→ **Your goal**
Copy each line that holds "React".

⟨

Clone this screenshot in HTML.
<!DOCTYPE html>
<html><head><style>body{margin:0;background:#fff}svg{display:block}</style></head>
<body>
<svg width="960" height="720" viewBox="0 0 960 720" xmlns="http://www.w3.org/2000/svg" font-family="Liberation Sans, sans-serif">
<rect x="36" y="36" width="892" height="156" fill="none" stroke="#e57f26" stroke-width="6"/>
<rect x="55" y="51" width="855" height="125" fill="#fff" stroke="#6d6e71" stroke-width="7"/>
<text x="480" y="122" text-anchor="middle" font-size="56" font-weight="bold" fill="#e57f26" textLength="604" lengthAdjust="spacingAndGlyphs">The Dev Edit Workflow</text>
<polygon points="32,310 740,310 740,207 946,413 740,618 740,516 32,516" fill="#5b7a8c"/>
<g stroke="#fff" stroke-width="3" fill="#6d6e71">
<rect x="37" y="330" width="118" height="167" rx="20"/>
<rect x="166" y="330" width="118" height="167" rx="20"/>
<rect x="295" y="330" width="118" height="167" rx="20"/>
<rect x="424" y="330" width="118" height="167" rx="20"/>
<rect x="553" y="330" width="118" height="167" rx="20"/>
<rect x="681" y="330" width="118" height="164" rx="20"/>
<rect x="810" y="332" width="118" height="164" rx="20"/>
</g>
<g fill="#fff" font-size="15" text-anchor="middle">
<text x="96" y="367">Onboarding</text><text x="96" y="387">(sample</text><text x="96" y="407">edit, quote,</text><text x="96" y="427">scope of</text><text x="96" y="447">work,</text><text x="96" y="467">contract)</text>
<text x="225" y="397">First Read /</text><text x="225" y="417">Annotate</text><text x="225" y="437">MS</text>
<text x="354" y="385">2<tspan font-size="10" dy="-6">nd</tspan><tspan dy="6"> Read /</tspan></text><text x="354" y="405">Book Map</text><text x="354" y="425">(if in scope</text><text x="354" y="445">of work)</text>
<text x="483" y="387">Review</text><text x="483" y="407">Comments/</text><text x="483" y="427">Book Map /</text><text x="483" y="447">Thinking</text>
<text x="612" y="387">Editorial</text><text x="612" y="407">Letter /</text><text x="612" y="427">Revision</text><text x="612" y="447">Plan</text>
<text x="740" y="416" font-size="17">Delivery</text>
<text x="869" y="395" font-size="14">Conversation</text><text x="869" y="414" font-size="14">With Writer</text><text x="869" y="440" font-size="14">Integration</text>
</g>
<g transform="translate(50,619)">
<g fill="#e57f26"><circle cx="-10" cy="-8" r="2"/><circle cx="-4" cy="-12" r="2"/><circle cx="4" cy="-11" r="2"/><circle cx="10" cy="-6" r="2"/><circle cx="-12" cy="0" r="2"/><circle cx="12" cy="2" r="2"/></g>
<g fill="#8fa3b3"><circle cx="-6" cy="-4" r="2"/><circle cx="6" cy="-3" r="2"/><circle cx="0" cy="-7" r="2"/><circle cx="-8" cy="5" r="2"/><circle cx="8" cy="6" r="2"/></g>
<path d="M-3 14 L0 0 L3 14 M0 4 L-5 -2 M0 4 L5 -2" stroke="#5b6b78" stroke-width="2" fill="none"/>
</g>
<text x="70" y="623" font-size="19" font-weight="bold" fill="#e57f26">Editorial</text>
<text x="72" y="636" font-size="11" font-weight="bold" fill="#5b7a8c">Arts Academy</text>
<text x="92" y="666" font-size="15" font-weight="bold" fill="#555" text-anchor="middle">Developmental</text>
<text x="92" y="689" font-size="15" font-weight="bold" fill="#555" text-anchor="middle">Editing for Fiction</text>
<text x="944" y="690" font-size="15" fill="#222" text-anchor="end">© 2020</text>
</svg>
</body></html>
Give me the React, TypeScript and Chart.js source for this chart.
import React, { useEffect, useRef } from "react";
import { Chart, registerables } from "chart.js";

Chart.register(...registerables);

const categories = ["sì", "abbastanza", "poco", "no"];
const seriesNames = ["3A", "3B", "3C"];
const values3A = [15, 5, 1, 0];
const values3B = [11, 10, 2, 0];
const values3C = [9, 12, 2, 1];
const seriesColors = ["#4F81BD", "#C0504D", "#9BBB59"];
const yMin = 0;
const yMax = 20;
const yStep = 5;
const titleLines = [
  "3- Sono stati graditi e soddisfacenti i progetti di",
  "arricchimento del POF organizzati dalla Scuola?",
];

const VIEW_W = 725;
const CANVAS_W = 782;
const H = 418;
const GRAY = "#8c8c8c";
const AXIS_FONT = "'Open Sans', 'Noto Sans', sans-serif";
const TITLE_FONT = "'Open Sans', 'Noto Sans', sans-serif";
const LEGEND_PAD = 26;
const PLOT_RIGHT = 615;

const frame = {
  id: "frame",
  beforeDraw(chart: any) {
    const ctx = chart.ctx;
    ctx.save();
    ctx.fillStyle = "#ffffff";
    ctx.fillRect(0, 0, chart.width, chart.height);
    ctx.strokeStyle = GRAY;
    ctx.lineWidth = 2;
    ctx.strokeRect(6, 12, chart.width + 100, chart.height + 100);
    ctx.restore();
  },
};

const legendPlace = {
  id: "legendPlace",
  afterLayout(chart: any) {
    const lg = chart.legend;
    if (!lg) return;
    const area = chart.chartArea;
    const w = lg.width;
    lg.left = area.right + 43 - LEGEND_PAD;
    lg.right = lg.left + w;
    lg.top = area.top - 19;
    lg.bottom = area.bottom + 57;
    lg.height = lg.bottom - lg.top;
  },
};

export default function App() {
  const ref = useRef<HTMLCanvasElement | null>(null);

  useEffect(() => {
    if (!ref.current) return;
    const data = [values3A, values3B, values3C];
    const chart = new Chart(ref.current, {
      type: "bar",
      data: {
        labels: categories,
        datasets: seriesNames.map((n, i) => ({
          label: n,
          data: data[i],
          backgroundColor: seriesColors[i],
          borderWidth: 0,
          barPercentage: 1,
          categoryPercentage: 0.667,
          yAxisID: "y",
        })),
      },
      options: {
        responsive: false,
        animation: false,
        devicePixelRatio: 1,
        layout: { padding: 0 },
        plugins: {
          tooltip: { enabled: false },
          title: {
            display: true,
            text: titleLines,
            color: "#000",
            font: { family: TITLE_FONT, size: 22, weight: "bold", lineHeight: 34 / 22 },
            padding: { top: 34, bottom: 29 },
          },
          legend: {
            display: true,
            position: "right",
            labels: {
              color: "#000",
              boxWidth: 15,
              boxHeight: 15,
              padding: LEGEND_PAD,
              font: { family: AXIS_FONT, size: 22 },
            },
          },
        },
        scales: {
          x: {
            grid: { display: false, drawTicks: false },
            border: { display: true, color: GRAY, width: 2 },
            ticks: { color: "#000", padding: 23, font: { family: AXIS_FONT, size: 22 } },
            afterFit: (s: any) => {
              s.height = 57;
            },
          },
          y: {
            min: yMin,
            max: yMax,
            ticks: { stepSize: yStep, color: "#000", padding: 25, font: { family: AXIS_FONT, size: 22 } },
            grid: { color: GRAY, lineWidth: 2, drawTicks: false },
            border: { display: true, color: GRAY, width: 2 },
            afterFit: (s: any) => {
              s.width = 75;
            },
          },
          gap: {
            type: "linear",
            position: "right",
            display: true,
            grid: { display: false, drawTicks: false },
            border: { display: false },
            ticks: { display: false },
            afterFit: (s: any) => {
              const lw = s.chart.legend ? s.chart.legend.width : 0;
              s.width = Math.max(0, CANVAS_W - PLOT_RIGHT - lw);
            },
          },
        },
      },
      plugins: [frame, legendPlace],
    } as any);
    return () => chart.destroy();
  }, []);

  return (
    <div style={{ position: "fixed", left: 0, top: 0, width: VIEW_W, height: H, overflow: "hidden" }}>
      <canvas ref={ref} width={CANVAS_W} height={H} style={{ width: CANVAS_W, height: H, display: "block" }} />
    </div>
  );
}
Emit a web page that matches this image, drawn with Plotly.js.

⟩

→ **Exercise output**
Give me the React, TypeScript and Chart.js source for this chart.
import React, { useEffect, useRef } from "react";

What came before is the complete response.